Las palabras resonaron entre los presentes como una verdad incuestionable. Luego se levantó una señora y preguntó por qué no creaban un partido político propio. El orador respondió con serenidad, pero con firmeza: “¿Para qué crear un partido, si todos terminan siendo lo mismo? Un partido puede comenzar con buenas intenciones, pero cuando entra al juego del poder, termina contaminado por la ambición. Mira a tu alrededor: ves a los mismos rostros cambiar de camiseta como si cambiaran de ropa interior. Hoy están en el PRI, mañana en Morena, luego en el PAN. El problema no es el color, es el sistema. Y si seguimos jugando en ese sistema, nada va a cambiar. Todo se convierte en un ciclo eterno. Como el ouroboros, esa serpiente que se devora a sí misma por toda la eternidad. Siempre los mismos, con promesas recicladas, engañando al pueblo».

Pero no todo fue crítica. También hubo esperanza. El orador habló de acciones concretas, de cómo un solo individuo puede tener más impacto que una institución entera si actúa con honestidad y compromiso. Mencionó a una de sus colaboradoras, una maestra de la comunidad que, sin hacer alarde, ha ayudado a decenas de familias, brindando clases gratuitas, organizando eventos comunitarios y apoyando a quienes más lo necesitan. La señora que había hecho la pregunta sonrió y dijo: “Es cierto, la maestra ha ayudado a todos. Y lo hace sin esperar nada a cambio”.

Entonces vino otro aplauso, más cálido, más sentido. Se notaba el cariño que la comunidad le tenía. Era un ejemplo vivo de que el cambio sí es posible, aunque sea desde lo pequeño, desde lo cotidiano, desde el trabajo silencioso pero constante.

Después de esa ronda de preguntas y reflexiones, el evento continuó con una presentación cultural. Un grupo de bailarines  subió al escenario para compartir un pedacito de su identidad a través de la danza. Desde el primer movimiento, captaron la atención de todos. Sus pasos eran tan coordinados, tan llenos de fuerza y gracia, que muchos los miraban con la boca abierta. Cada gesto, cada ritmo, hablaba de una historia ancestral. No era solo un espectáculo; era una conexión con las raíces, con la diversidad que enriquece a nuestro país.

 

Cuando terminaron, el público estalló en aplausos. Pero aún había una sorpresa más. Una cantante regional subió al escenario.
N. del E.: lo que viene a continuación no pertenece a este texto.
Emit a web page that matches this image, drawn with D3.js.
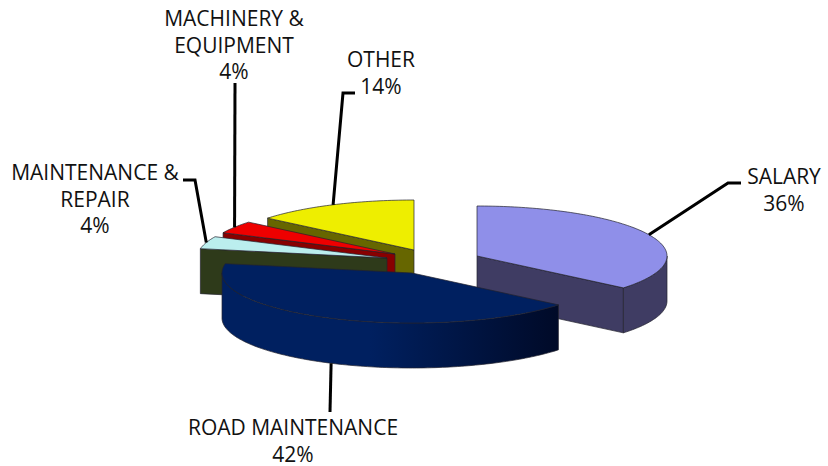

Al principio, algunos desconfiaban. En estos tiempos, es común que la música esté más cerca del ruido que del arte. Pero en cuanto empezó a cantar, el silencio fue total. Su voz era tan pura, tan llena de sentimiento, que conmovió incluso a los más escépticos. Una buena canción —dijo alguien cerca de mí— puede ablandar cualquier corazón. Y así fue.

Al final, se interpretó el himno del movimiento. Todos lo cantaron con fuerza, con el alma en la garganta. Se podía ver en sus rostros que no era solo una canción; era una declaración de principios. Los cuerpos se movían con pasión, los ojos brillaban, las gargantas gritaban con determinación. Era como si por fin sintieran que eran parte de algo más grande que ellos mismos. Que había una lucha, una causa, una razón para seguir adelante.

Y entonces comprendí algo: aunque el mundo esté lleno de corrupción, de indiferencia, de oscuridad, siempre habrá quienes estén dispuestos a encender una luz. A veces será solo una chispa, una pequeña vela, una palabra, una acción. Pero cuando muchas de esas luces se unen, pueden crear una antorcha capaz de iluminar hasta el rincón más oscuro.

Y mientras haya gente que no se rinda, que no se venda, que no se calle, la llama de la esperanza seguirá viva. Porque, aunque el sistema parezca invencible, y aunque el futuro muchas veces se pinte de gris, siempre habrá un rayo de luz dispuesto a abrirse paso entre las sombras.

Y mientras esa luz exista, la antorcha no se apagará.